* [Written request]: Nothing outside the range is to be copied. From the entries below, reproduce exactly the lines starting at the one with "Recreate this image" and ending at the one with "line=dict(color=dark, width=3.8)))", without pictures.
Start of The data
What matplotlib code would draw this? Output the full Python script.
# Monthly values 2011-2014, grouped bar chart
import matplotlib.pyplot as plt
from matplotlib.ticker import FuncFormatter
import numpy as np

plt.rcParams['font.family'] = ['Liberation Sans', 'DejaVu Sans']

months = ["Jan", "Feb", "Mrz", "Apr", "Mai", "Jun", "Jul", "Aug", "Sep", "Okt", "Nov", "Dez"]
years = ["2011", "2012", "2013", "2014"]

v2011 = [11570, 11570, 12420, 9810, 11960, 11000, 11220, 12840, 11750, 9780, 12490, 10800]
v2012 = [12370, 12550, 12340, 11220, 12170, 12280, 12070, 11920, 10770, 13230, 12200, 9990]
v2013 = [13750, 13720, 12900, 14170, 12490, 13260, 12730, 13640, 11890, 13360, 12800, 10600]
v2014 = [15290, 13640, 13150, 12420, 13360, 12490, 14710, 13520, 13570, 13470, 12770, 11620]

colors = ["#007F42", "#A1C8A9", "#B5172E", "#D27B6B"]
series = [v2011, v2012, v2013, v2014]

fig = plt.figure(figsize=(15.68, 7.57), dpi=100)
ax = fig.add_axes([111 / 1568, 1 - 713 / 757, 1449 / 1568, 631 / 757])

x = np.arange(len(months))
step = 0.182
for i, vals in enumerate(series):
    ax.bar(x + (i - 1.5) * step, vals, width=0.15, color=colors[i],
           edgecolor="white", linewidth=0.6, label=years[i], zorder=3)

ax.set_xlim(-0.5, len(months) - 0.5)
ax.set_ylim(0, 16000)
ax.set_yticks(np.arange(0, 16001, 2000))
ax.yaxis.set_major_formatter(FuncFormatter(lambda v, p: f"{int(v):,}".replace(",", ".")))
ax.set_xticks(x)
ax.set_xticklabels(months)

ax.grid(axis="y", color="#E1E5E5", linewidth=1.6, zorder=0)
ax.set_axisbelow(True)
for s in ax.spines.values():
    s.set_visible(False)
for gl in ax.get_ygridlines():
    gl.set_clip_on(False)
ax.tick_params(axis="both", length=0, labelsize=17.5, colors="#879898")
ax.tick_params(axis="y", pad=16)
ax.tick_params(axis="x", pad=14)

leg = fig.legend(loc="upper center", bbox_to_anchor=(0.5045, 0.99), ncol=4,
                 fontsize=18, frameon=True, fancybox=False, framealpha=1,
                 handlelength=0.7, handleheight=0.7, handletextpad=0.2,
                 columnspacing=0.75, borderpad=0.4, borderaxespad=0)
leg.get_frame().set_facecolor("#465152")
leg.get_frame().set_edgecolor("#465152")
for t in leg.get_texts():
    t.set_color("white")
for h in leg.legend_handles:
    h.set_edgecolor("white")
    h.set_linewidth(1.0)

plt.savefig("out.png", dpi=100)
End of The data
Start of The data
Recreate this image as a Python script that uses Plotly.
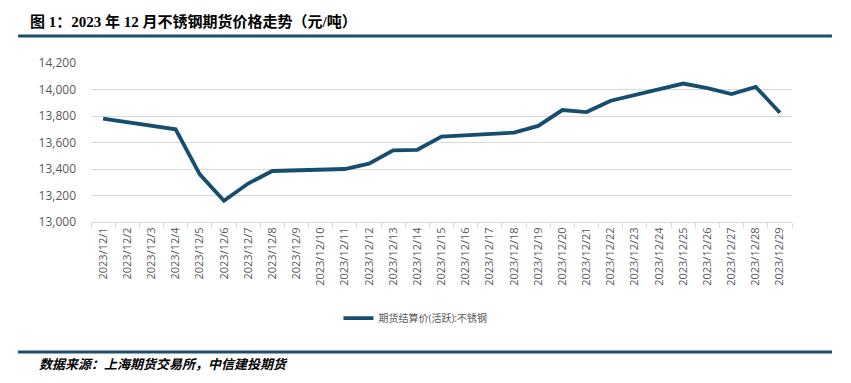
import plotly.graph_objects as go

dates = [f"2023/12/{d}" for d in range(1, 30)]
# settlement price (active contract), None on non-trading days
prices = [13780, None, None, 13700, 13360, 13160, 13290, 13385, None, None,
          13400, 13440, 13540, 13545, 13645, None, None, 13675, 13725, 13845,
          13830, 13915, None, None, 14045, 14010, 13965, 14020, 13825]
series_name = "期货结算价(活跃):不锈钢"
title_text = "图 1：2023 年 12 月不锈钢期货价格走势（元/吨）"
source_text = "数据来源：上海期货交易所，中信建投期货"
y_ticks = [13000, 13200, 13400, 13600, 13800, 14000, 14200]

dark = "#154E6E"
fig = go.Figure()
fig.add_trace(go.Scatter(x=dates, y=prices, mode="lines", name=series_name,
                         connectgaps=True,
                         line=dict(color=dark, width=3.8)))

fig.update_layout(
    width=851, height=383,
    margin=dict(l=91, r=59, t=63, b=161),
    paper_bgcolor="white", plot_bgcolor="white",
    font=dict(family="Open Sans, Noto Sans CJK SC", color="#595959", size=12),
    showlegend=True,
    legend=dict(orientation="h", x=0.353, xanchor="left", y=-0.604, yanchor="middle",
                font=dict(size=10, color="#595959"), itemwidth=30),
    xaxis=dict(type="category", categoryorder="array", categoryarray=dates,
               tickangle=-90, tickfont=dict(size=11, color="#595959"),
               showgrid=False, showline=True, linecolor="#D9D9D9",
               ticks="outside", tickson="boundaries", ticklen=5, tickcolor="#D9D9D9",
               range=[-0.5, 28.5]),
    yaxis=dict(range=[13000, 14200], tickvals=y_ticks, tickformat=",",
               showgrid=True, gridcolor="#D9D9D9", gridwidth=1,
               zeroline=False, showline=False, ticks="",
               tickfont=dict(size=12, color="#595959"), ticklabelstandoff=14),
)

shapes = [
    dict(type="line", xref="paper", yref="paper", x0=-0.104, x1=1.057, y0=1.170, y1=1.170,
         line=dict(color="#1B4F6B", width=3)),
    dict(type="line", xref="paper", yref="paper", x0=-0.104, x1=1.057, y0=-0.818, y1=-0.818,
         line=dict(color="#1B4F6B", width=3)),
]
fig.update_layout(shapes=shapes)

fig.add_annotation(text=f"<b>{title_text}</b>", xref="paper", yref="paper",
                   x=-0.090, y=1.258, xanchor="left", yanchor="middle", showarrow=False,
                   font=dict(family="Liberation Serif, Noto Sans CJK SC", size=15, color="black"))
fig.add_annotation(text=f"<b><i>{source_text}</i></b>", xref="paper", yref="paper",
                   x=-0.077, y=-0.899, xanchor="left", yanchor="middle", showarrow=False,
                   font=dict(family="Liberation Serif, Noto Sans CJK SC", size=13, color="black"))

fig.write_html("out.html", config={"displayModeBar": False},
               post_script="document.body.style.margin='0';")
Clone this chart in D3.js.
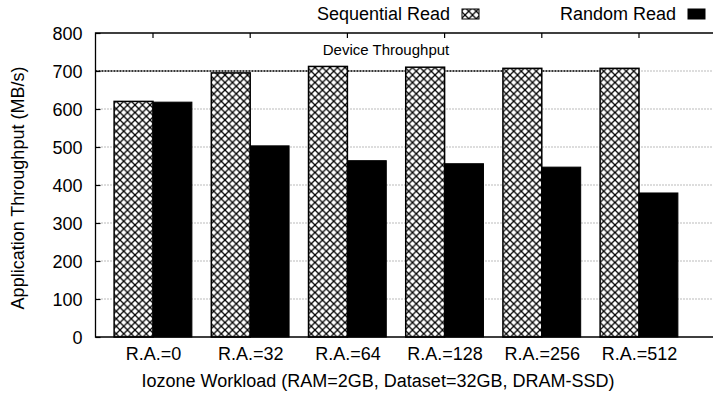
End of The data
* [Exercise solution]:
Recreate this image as a Python script that uses Plotly.
import plotly.graph_objects as go

dates = [f"2023/12/{d}" for d in range(1, 30)]
# settlement price (active contract), None on non-trading days
prices = [13780, None, None, 13700, 13360, 13160, 13290, 13385, None, None,
          13400, 13440, 13540, 13545, 13645, None, None, 13675, 13725, 13845,
          13830, 13915, None, None, 14045, 14010, 13965, 14020, 13825]
series_name = "期货结算价(活跃):不锈钢"
title_text = "图 1：2023 年 12 月不锈钢期货价格走势（元/吨）"
source_text = "数据来源：上海期货交易所，中信建投期货"
y_ticks = [13000, 13200, 13400, 13600, 13800, 14000, 14200]

dark = "#154E6E"
fig = go.Figure()
fig.add_trace(go.Scatter(x=dates, y=prices, mode="lines", name=series_name,
                         connectgaps=True,
                         line=dict(color=dark, width=3.8)))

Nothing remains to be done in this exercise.